In every photograph of Maria Prymachenko, except those in which she is very young, she is wearing a headscarf and hand-embroidered clothing. We see a traditional farm wife; this was a deliberate choice, an appearance that perhaps protected her and emphasized the perception that she was old-fashioned, non-threatening. She was active in the country for people in the country, busy making things beautiful and decorative. In parts of Ukraine, which was a part of the Union of Soviet Socialist Republics at the time, folk art was formed and promoted during different periods and with different goals. For Communist leaders, folk art would highlight the characteristics of individual national groups and show the kinship between Russian and – in this case, Ukrainian – regional culture. Folk art would develop and blossom thanks to socialism; it was part of nation-building and an important element of colonizing the constituent republics that comprised the Soviet Union. Prymachenko was awarded the gold medal at the first folk art exhibition in Kyiv. She was invited to Moscow, but she never traveled there, instead returning home.
The view of what should be categorized as folk art has changed and developed over time. When Moderna Museet as a collecting institution embarked on an important acquisition effort, The Second Museum of Our Wishes (2006 – 2009), to purchase key works with an eye on equity, the focus was placed on women artists from the 1900s and expressions from outside the Western metropoles. But artists such as Ceija Stojka, Małgorzata Mirga-Tas, or Maria Prymachenko were not considered, nor were artists who primarily worked with textiles or artists who are indigenous the main focus. They were seen as separate rather than in a dialogue with contemporary art, but arthistory is constantly rewritten.

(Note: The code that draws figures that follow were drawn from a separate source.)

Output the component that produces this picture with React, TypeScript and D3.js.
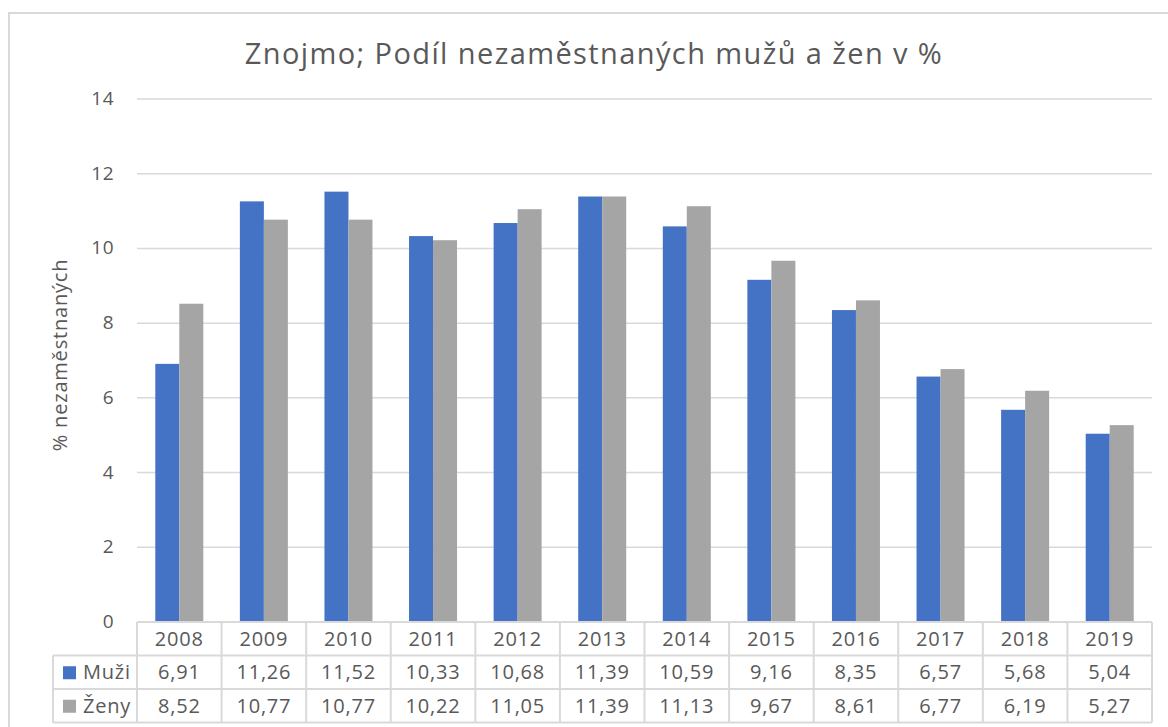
import React from "react";
import * as d3 from "d3";

const years = ["2008","2009","2010","2011","2012","2013","2014","2015","2016","2017","2018","2019"];
const muzi = [6.91, 11.26, 11.52, 10.33, 10.68, 11.39, 10.59, 9.16, 8.35, 6.57, 5.68, 5.04];
const zeny = [8.52, 10.77, 10.77, 10.22, 11.05, 11.39, 11.13, 9.67, 8.61, 6.77, 6.19, 5.27];
const yTicks = [0, 2, 4, 6, 8, 10, 12, 14];
const seriesNames = ["Muži", "Ženy"];
const colors = ["#4472C4", "#A5A5A5"];

const fmt = (v: number) => v.toFixed(2).replace(".", ",");

export default function App() {
  const left = 137, right = 1152, top = 99, bottom = 622;
  const x = d3.scaleBand<string>().domain(years).range([left, right]).paddingInner(0).paddingOuter(0);
  const y = d3.scaleLinear().domain([0, 14]).range([bottom, top]);
  const barW = 24;
  const rowH = 33.5;
  const tableLeft = 53;
  const font = "'Open Sans', sans-serif";
  const textColor = "#595959";
  const grid = "#D9D9D9";
  const series = [muzi, zeny];

  return (
    <svg width={1168} height={727} style={{ position: "absolute", left: 0, top: 0, background: "#fff" }}>
      <rect x={9} y={13} width={1170} height={730} fill="#fff" stroke={grid} strokeWidth={2} />
      <text x={594} y={64} textAnchor="middle" fontFamily={font} fontSize={29} fill={textColor} letterSpacing={1.4}>
        Znojmo; Podíl nezaměstnaných mužů a žen v %
      </text>
      {yTicks.map((t) => (
        <g key={t}>
          {t > 0 && <line x1={left} x2={right} y1={y(t)} y2={y(t)} stroke={grid} strokeWidth={1.5} />}
          <text x={114} y={y(t) + 6} textAnchor="end" fontFamily={font} fontSize={19} fill={textColor} letterSpacing={0.5}>{t}</text>
        </g>
      ))}
      <text transform={`translate(67,${355}) rotate(-90)`} textAnchor="middle" fontFamily={font} fontSize={20} fill={textColor} letterSpacing={0.8}>
        % nezaměstnaných
      </text>
      {years.map((yr, i) => {
        const cx = (x(yr) as number) + x.bandwidth() / 2;
        return series.map((s, j) => (
          <rect key={yr + j} x={cx - barW + j * barW} y={y(s[i])} width={barW} height={bottom - y(s[i])} fill={colors[j]} />
        ));
      })}
      {/* table */}
      <line x1={left} x2={right} y1={bottom} y2={bottom} stroke={grid} strokeWidth={2} />
      {[1, 2, 3].map((r) => (
        <line key={r} x1={tableLeft} x2={right} y1={bottom + r * rowH} y2={bottom + r * rowH} stroke={grid} strokeWidth={2} />
      ))}
      <line x1={tableLeft} x2={tableLeft} y1={bottom + rowH} y2={bottom + 3 * rowH} stroke={grid} strokeWidth={2} />
      {years.map((yr) => (
        <line key={"v" + yr} x1={x(yr) as number} x2={x(yr) as number} y1={bottom} y2={bottom + 3 * rowH} stroke={grid} strokeWidth={2} />
      ))}
      <line x1={right} x2={right} y1={bottom} y2={bottom + 3 * rowH} stroke={grid} strokeWidth={2} />
      {years.map((yr) => (
        <text key={"h" + yr} x={(x(yr) as number) + x.bandwidth() / 2} y={bottom + rowH / 2 + 7} textAnchor="middle" fontFamily={font} fontSize={20} fill={textColor} letterSpacing={0.8}>{yr}</text>
      ))}
      {series.map((s, j) => (
        <g key={"row" + j}>
          <rect x={63} y={bottom + (j + 1) * rowH + rowH / 2 - 6} width={13} height={13} fill={colors[j]} />
          <text x={83} y={bottom + (j + 1) * rowH + rowH / 2 + 7} fontFamily={font} fontSize={20} fill={textColor} letterSpacing={0.8}>{seriesNames[j]}</text>
          {years.map((yr, i) => (
            <text key={yr} x={(x(yr) as number) + x.bandwidth() / 2} y={bottom + (j + 1) * rowH + rowH / 2 + 7} textAnchor="middle" fontFamily={font} fontSize={20} fill={textColor} letterSpacing={0.8}>{fmt(s[i])}</text>
          ))}
        </g>
      ))}
    </svg>
  );
}
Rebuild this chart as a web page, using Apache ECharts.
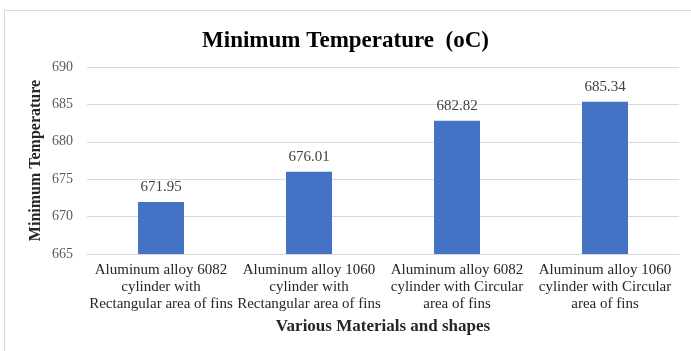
<!DOCTYPE html>
<html>
<head>
<meta charset="utf-8">
<style>
  html, body { margin: 0; padding: 0; background: #fff; }
  #chart { width: 691px; height: 351px; }
</style>
<script src="https://cdn.jsdelivr.net/npm/echarts@6/dist/echarts.min.js"></script>
</head>
<body>
<div id="chart"></div>
<script>
// Materials / fin shapes compared
const categories = [
  'Aluminum alloy 6082\ncylinder with\nRectangular area of fins',
  'Aluminum alloy 1060\ncylinder with\nRectangular area of fins',
  'Aluminum alloy 6082\ncylinder with Circular\narea of fins',
  'Aluminum alloy 1060\ncylinder with Circular\narea of fins'
];
// Minimum temperature (oC) for each case
const minTemps = [671.95, 676.01, 682.82, 685.34];
// Value axis range
const yMin = 665;
const yMax = 690;
const yStep = 5;

const serif = '"Liberation Serif", "Times New Roman", serif';
const chart = echarts.init(document.getElementById('chart'));

chart.setOption({
  backgroundColor: '#fff',
  animation: false,
  graphic: [{
    type: 'rect',
    shape: { x: 4.5, y: 10.5, width: 720, height: 380 },
    style: { fill: 'none', stroke: '#d9d9d9', lineWidth: 1 },
    silent: true
  }],
  title: {
    text: 'Minimum Temperature  (oC)',
    left: 'center',
    top: 25,
    textStyle: { fontFamily: serif, fontSize: 23, fontWeight: 'bold', color: '#000' }
  },
  grid: { left: 87, right: 12, top: 67, bottom: 97 },
  xAxis: {
    type: 'category',
    data: categories,
    name: 'Various Materials and shapes',
    nameLocation: 'middle',
    nameGap: 64,
    nameMoveOverlap: false,
    nameTextStyle: { fontFamily: serif, fontSize: 17, fontWeight: 'bold', color: '#262626' },
    axisLine: { lineStyle: { color: '#d9d9d9', width: 1 } },
    axisTick: { show: false },
    axisLabel: {
      interval: 0,
      margin: 8,
      fontFamily: serif,
      fontSize: 15,
      lineHeight: 17,
      color: '#262626'
    }
  },
  yAxis: {
    type: 'value',
    min: yMin,
    max: yMax,
    interval: yStep,
    name: 'Minimum Temperature',
    nameLocation: 'middle',
    nameGap: 43,
    nameMoveOverlap: false,
    nameTextStyle: { fontFamily: serif, fontSize: 16, fontWeight: 'bold', color: '#262626' },
    axisLine: { show: false },
    axisTick: { show: false },
    axisLabel: { margin: 14, fontFamily: serif, fontSize: 14, color: '#595959' },
    splitLine: { lineStyle: { color: '#d9d9d9', width: 1 } }
  },
  series: [{
    type: 'bar',
    data: minTemps,
    barWidth: 46,
    itemStyle: { color: '#4472C4' },
    label: {
      show: true,
      position: 'top',
      distance: 7,
      fontFamily: serif,
      fontSize: 15,
      color: '#404040',
      formatter: p => p.value.toFixed(2)
    }
  }]
});
</script>
</body>
</html>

AMONG THE FLOWERS THERE ARE STORIES
In her art, Maria Prymachenko depicts life—the everyday as well as the celebratory; we see traditional garments, sowing, flax- dressing. In Autumn is Riding a Speckled Horse and Sowing Grain, autumn is a woman on an extravagant red horse with mane and tail that resemble brushes or thorns, surrounded by what might be cucumbers, giant strawberries, pumpkins, and blooming cornflowers.
Art historian Oksana Semenik rightly points out that Prymachenko’s interest in shaping new forms and worlds were no less than the modernist’s and asks — why make something that already exists in nature? At the same time, it is no coincidence which plants appear and what tasks are being done — the motifs also represent existence. Among the flowers, there are stories. Fantasy and reality walk hand in hand. Grand sunflowers and ears of corn looming large like bouquets depict which crops the farmers will cultivate —like sugar beets in Scania — and that even today are among the most common crops in Ukraine. Many flower motifs are dedications; Prymachenko had a large garden but preferred to give away painted flowers. The most narrative motifs are reminiscent of Dalecarlian floral painting or the painted tapestries of southwestern Sweden.
Even though many motifs depict traditions, Prymachenko was also interested in what was happening around her and in the world, in news reports and innovations. In 1984, she painted “Space Pepper”. She named other works with titles referring to space, and she was likely inspired by the space race and space research. In 1986, technical development and human error led to catastrophe. Prymachenko lived only fifty kilometers from Chernobyl. After the nuclear power plant disaster, she created a suite of paintings connected to Chernobyl that commented on contaminated water and expressed grief. For one of the paintings, dedicated to Valery Khodemchuk, an engineer and the first victim of the nuclear power plant accident, she wrote:
“A Jackdaw is flying looking for its owner, but he isn’t anywhere, his body has flown over all of Ukraine. Flowers will grow, children will pick them, they will braid wreaths, carry them to the graves, and my grave has flown to the sky.”
BEYOND WHAT WE KNOW
There are similarities between Prymachenko’s works and works by her contemporaries such as Hanna Sobatschko-Schostak, but she is also characterized by the fact that she departs from the expected path. The patterns covers everything and the idiom is her own. In the paintings a mouse with a cane wanders around, a bird plays a tambourine; as in fables, they seem to replace people. But there are also beasts. They are hybrid creatures with animal bodies and human faces with sharp claws or shoes. Magical thinking was still alive in the area where Prymachenko lived, she took it further in her own writing of history. By creating another reality, she impacts how we can imagine the future.
In this exhibition, her work is brought together with other artworks mainly from the 1900s. Several of the artists portrays monsters. They are created during wars, after wars, as a reaction to political circumstances and in response to inner demons.
Sometimes the artworks are seductive, playful and other times grief and darkness takes over and tears fall. Mythological figures such as Leda and the Minotaur appear. Among the gods, what horrifies us is also part of existence—assault, violence, and murder are a part of these stories. Prymachenko encouraged a fear of the beasts. Metamorphosis —transformation and boundary-crossing expands our imaginary worlds, familiarizes us with or gives expression to what is dangerous, what lies beyond what we already know and brings with it a variety of possibilities.